The battery, a 6-cell lithium-ion, supposedly offers up to five hours per charge. Obviously user experience will vary, but I’ve found it fine for the type of use I put it through at about three and a half hours anyway. (By the way, investigating how to prolong the life-expectancy of one’s battery, I found that it is apparently best to remove it when running the laptop off of the power grid and store it—somewhat less than fully charged—in the proverbial cool, dry place. Keeping a battery both hot and fully charged—as it would generally be while in one’s laptop—apparently helps degrade its long-term ability to hold a charge. And relevant to all this, the battery in this Acer laptop is quite small and light and easy to pop in and out, so I’ve been following that those recommendations.)
Complaints: there are a few. I found the touchpad to be way too sensitive for my liking, with the merest of accidental brushes resulting in strange activities on the screen and even hang-ups. Going into the settings, I was amazed (and not a little dismayed) at how many different qualities there are which can be adjusted. I got it set more to my liking, but still not perfect. I became resigned to adjusting my own behavior to a certain degree rather than perfectly regimenting the behavior of the touchpad. (So does technology inevitably alter our humanity.)

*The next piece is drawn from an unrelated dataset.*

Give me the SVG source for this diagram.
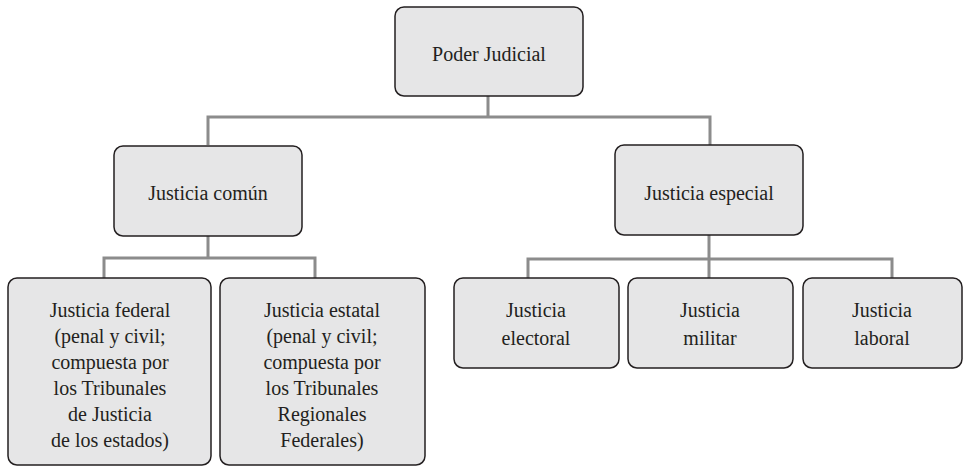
<svg xmlns="http://www.w3.org/2000/svg" width="963" height="467" viewBox="0 0 963 467">
<style>
.box{fill:#e6e6e7;stroke:#231f20;stroke-width:1.5}
.c{fill:none;stroke:#8c8c8c;stroke-width:3}
</style>
<rect width="963" height="467" fill="#ffffff"/>
<g id="connectors">
<path class="c" d="M488 96 V117 M208 145 V117 H710 V145"/>
<path class="c" d="M208 236 V258 M104 278 V258 H315 V278"/>
<path class="c" d="M709 235 V259 M528 278 V259 H892 V278 M709 259 V278"/>
</g>
<g font-family="Liberation Serif, DejaVu Serif, serif" font-size="20" fill="#231f20" text-anchor="middle">
<g id="poder-judicial">
<rect class="box" x="395" y="7" width="188" height="89" rx="9"/>
<text x="489" y="61">Poder Judicial</text>
</g>
<g id="justicia-comun">
<rect class="box" x="114" y="146" width="188" height="90" rx="9"/>
<text x="208" y="200">Justicia común</text>
</g>
<g id="justicia-especial">
<rect class="box" x="615" y="145" width="188" height="90" rx="9"/>
<text x="709" y="200">Justicia especial</text>
</g>
<g id="justicia-federal">
<rect class="box" x="8" y="278" width="203" height="187" rx="9"/>
<text x="110" y="317">Justicia federal</text>
<text x="110" y="343">(penal y civil;</text>
<text x="110" y="369">compuesta por</text>
<text x="110" y="395">los Tribunales</text>
<text x="110" y="421">de Justicia</text>
<text x="110" y="447">de los estados)</text>
</g>
<g id="justicia-estatal">
<rect class="box" x="220" y="278" width="205" height="187" rx="9"/>
<text x="322" y="317">Justicia estatal</text>
<text x="322" y="343">(penal y civil;</text>
<text x="322" y="369">compuesta por</text>
<text x="322" y="395">los Tribunales</text>
<text x="322" y="421">Regionales</text>
<text x="322" y="447">Federales)</text>
</g>
<g id="justicia-electoral">
<rect class="box" x="454" y="278" width="165" height="90" rx="9"/>
<text x="536" y="317">Justicia</text>
<text x="536" y="345">electoral</text>
</g>
<g id="justicia-militar">
<rect class="box" x="628" y="278" width="165" height="90" rx="9"/>
<text x="710" y="317">Justicia</text>
<text x="710" y="345">militar</text>
</g>
<g id="justicia-laboral">
<rect class="box" x="803" y="278" width="159" height="90" rx="9"/>
<text x="882" y="317">Justicia</text>
<text x="882" y="345">laboral</text>
</g>
</g>
</svg>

The built-in speakers are notably unimpressive to me. Merely to listen casually to something on YouTube I now will often use earphones or plug in some portable computer speakers, whereas on my old Dell I could generally get by with the built-in speakers.
The mesh-gray case is, I suppose, somewhat “cheap-looking,” but, let’s face it, the computer is cheap.
There are various other features, e.g. the webcam, which I’ve had no cause to put through any paces as yet.
In summary, however, this Acer Aspire 5733Z-4816laptop computer seems to have the goods where it really counts and, at the price I paid, seems to offer very good value.
Durability is another question, and one which is yet to be resolved. Check back here in six years.
Addendum 12/6/2012: A couple of caveats to add to this (and I’m moving my rating down one notch). First, there is no HDMI port. You’ll know what this is if you need it, especially if you want to connect the computer to a TV monitor. Also no DVI; there is VGA (and of-course the USB ports).
Secondly: if you know what “Line-In” is, as opposed to just a “microphone” input, be warned that you don’t have that option on this laptop. My old laptop would ask, whenever I plugged something into the “mic” input, whether I wanted to treat it as “microphone” or “line-in.” I would choose “line-in” for such things as making digital recordings of my long-playing vinyl records, because using “microphone” resulted in distorted noisy recordings. All I can get with this laptop are horrible noisy recordings. I have searched for workarounds at length with no success. This bothers me more than the lack of an HDMI port, because “line-in” is very basic, old and yet-still-necessary technology, and really ought to be standard. Boo indeed to Acer on this.
RATING: Seven out of ten lead pipes.